What are the most egregious examples of qualified immunity?

in liberty •  3 years ago  (edited)

Originally posted on Quora July 3, 2020

Qualified immunity, as it is currently practiced, means (paraphrased) that a court thinks the government official being sued couldn’t have known that their actions violated someone’s constitutional rights, where “couldn’t have known” means “there isn’t a matching case precedent in the Supreme Court or Circuit”.

Unfortunately, in many of these cases, the bar for “clearly established constitutional rights” is high and often focuses on what seem to be weirdly specific details of the action. Sometimes, the action is so beyond the pale that the facts of the case have never occurred in that particular combination in precedent before, which means that the right isn’t “clearly established”. In a vicious cycle, the courts might decide that “This time, there wasn’t a clearly established right” — without, y’know, clearly establishing that a right was violated — and the next time something similar happens the courts will then say “Well, last time, there wasn’t a clearly established right …”

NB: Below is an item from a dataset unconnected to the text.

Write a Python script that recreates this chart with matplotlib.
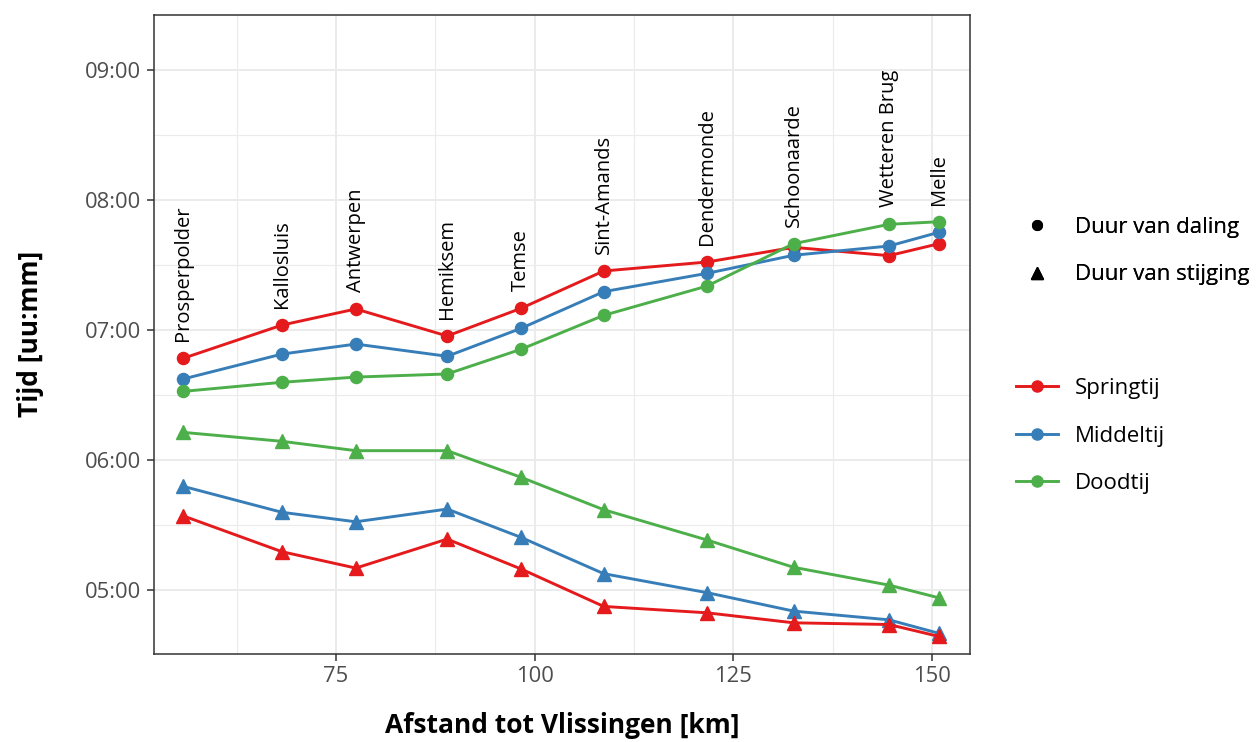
import matplotlib
matplotlib.use("Agg")
import matplotlib.pyplot as plt
from matplotlib.lines import Line2D
from matplotlib.ticker import FixedLocator, FuncFormatter

plt.rcParams['font.family'] = ['Open Sans', 'DejaVu Sans']

# ---- data ----
stations = ["Prosperpolder", "Kallosluis", "Antwerpen", "Hemiksem", "Temse",
            "Sint-Amands", "Dendermonde", "Schoonaarde", "Wetteren Brug", "Melle"]
km = [55.75, 68.2, 77.5, 89.0, 98.3, 108.7, 121.7, 132.6, 144.6, 150.9]

# duration in hours
daling_spring = [6.782, 7.038, 7.162, 6.954, 7.167, 7.454, 7.523, 7.636, 7.572, 7.664]
daling_middel = [6.623, 6.815, 6.892, 6.798, 7.013, 7.295, 7.436, 7.575, 7.646, 7.752]
daling_dood   = [6.528, 6.598, 6.638, 6.662, 6.852, 7.113, 7.338, 7.664, 7.813, 7.833]

stijging_spring = [5.571, 5.295, 5.169, 5.392, 5.162, 4.874, 4.825, 4.748, 4.735, 4.643]
stijging_middel = [5.798, 5.598, 5.525, 5.623, 5.405, 5.126, 4.980, 4.838, 4.771, 4.667]
stijging_dood   = [6.213, 6.144, 6.072, 6.072, 5.867, 5.618, 5.385, 5.175, 5.038, 4.940]

tide_names = ["Springtij", "Middeltij", "Doodtij"]
shape_names = ["Duur van daling", "Duur van stijging"]
colors = ["#E41A1C", "#377EB8", "#4DAF4A"]

x_ticks = [75, 100, 125, 150]
y_ticks = [5, 6, 7, 8, 9]

# ---- figure ----
W, H = 1258, 742
fig = plt.figure(figsize=(W / 100, H / 100), dpi=100)
ax = fig.add_axes([154 / W, 1 - 653.5 / H, (970 - 154) / W, (653.5 - 15) / H])

ax.set_xlim(52.1, 154.8)
ax.set_ylim(4.512, 9.423)

lw = 2.1
ms_c = 8.7
ms_t = 9.7

daling = [daling_spring, daling_middel, daling_dood]
stijging = [stijging_spring, stijging_middel, stijging_dood]
for vals, c in zip(daling, colors):
    ax.plot(km, vals, color=c, lw=lw, marker='o', ms=ms_c, zorder=3)
for vals, c in reversed(list(zip(stijging, colors))):
    ax.plot(km, vals, color=c, lw=lw, marker='^', ms=ms_t, zorder=3)

# station labels
for i, name in enumerate(stations):
    top = max(daling_spring[i], daling_middel[i], daling_dood[i])
    ax.text(km[i], top + 0.13, name, rotation=90, ha='center', va='bottom',
            fontsize=14.5, color='black', zorder=4)

# grid & ticks
ax.xaxis.set_major_locator(FixedLocator(x_ticks))
ax.xaxis.set_minor_locator(FixedLocator([62.5, 87.5, 112.5, 137.5]))
ax.yaxis.set_major_locator(FixedLocator(y_ticks))
ax.yaxis.set_minor_locator(FixedLocator([4.5, 5.5, 6.5, 7.5, 8.5]))
ax.yaxis.set_major_formatter(FuncFormatter(lambda v, p: f"{int(round(v)):02d}:00"))
ax.grid(which='major', color='#EBEBEB', lw=1.4, zorder=0)
ax.grid(which='minor', color='#EBEBEB', lw=0.8, zorder=0)
ax.set_axisbelow(True)
ax.tick_params(which='major', length=5, width=1.1, color='#333333',
               labelsize=15.8, labelcolor='#4D4D4D', pad=4)
ax.tick_params(which='minor', length=0)
for s in ax.spines.values():
    s.set_color('#333333')
    s.set_linewidth(1.1)

ax.set_xlabel("Afstand tot Vlissingen [km]", fontsize=19, fontweight='bold', labelpad=18)
ax.set_ylabel("Tijd [uu:mm]", fontsize=19, fontweight='bold', labelpad=30)

# legends
leg_kw = dict(frameon=False, fontsize=16, handlelength=1.9, labelspacing=1.2,
              handletextpad=0.75, borderaxespad=0, borderpad=0)
shape_handles = [Line2D([], [], color='black', marker='o', ls='none', ms=7),
                 Line2D([], [], color='black', marker='^', ls='none', ms=8)]
leg1 = fig.legend(shape_handles, shape_names, loc='center left',
                  bbox_to_anchor=(1016 / W, 1 - 251 / H), **leg_kw)
color_handles = [Line2D([], [], color=c, marker='o', lw=lw, ms=8) for c in colors]
leg2 = fig.legend(color_handles, tide_names, loc='center left',
                  bbox_to_anchor=(1016 / W, 1 - 436 / H), **leg_kw)
fig.add_artist(leg1)

fig.savefig("out.png", dpi=100)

Lawyers from across the ideological spectrum have been taking on the most egregious examples they can and bringing them to the Supreme Court. They frequently involve police misconduct and excessive force, although qualified immunity also applies to other government officials. Certioriari petitions before the Supreme Court in 2020 included:

  • Jessop v City of Fresno: While the police are executing a search warrant in your home and come across your rare coin collection and other property valued over $225,000, do you have a constitutional right for the police, er, not to steal it? Well, according to the court, although “virtually every human society teaches that theft generally is morally wrong," and that the “allegation of any theft by police officers is deeply disturbing,” it was not “obvious” that the theft was unconstitutional under the Fourth or Fourteenth Amendment. There was no precedent for such an egregious action. The officers have qualified immunity.
  • West v Caldwell: The police are looking for your ex. No one’s home except for your dog, but they say you’ll be charged with harboring a fugitive if you don’t cooperate, so you hand over the keys and give them consent to enter. Instead, the police bombard your unoccupied house with tear gas grenades for hours, destroying most of your belongings, poisoning the rest, and rendering you homeless for the next few months. Unfortunately, no prior case specifically references a situation in which someone’s consent to search was turned into destroying their home. Whether it is a violation of your Fourth Amendment rights is moot; qualified immunity is granted.
  • Corbitt v Vickers: Six young children are playing in the yard when a fleeing suspect runs in, pursued by several police officers who get everyone on the ground at gunpoint; the suspect and all the children comply. Your pet dog is nearby, not threatening anyone. One police officer, a foot and a half away from your 10-year-old son, decides to kill your dog. He fires once and your dog runs under the house. He fires again, another miss, but the bullet hits your son in the knee. Unfortunately, there was “[n]o case capable of clearly establishing … that a temporarily seized person suffers a violation of his Fourth Amendment rights when an officer shoots at a dog—or any other object—and accidentally hits the person.”
  • Kelsay v Ernst: A 5′ woman was walking away from an officer who ordered her to stop, so he bear-hugged her and threw her to the ground, knocking her unconscious and breaking her collarbone. Was this excessive? You have the Fourth Amendment right to not be subject to unreasonable force, “where a nonviolent misdemeanant poses no threat to officers and is not actively resisting arrest or attempting to flee”… But none of the previous cases establishing Kelsay’s right not to be body slammed were sufficiently specific. One case involved a taser, not a body slam. Another involved the victim trying to walk past instead of away from the officer, or simply waving their arms while remaining stationary. These were considered to be too different from Kelsay’s case, so qualified immunity was granted.
  • Baxter v Bracey: The police let their dog attack a suspect who was surrendering sitting down with his hands raised. In the precedent case, the police let their dog attack a suspect who was surrendering lying down. Totally different. Qualified immunity granted.

And these are just the ones that I know about because the Supreme Court declined to hear them this year.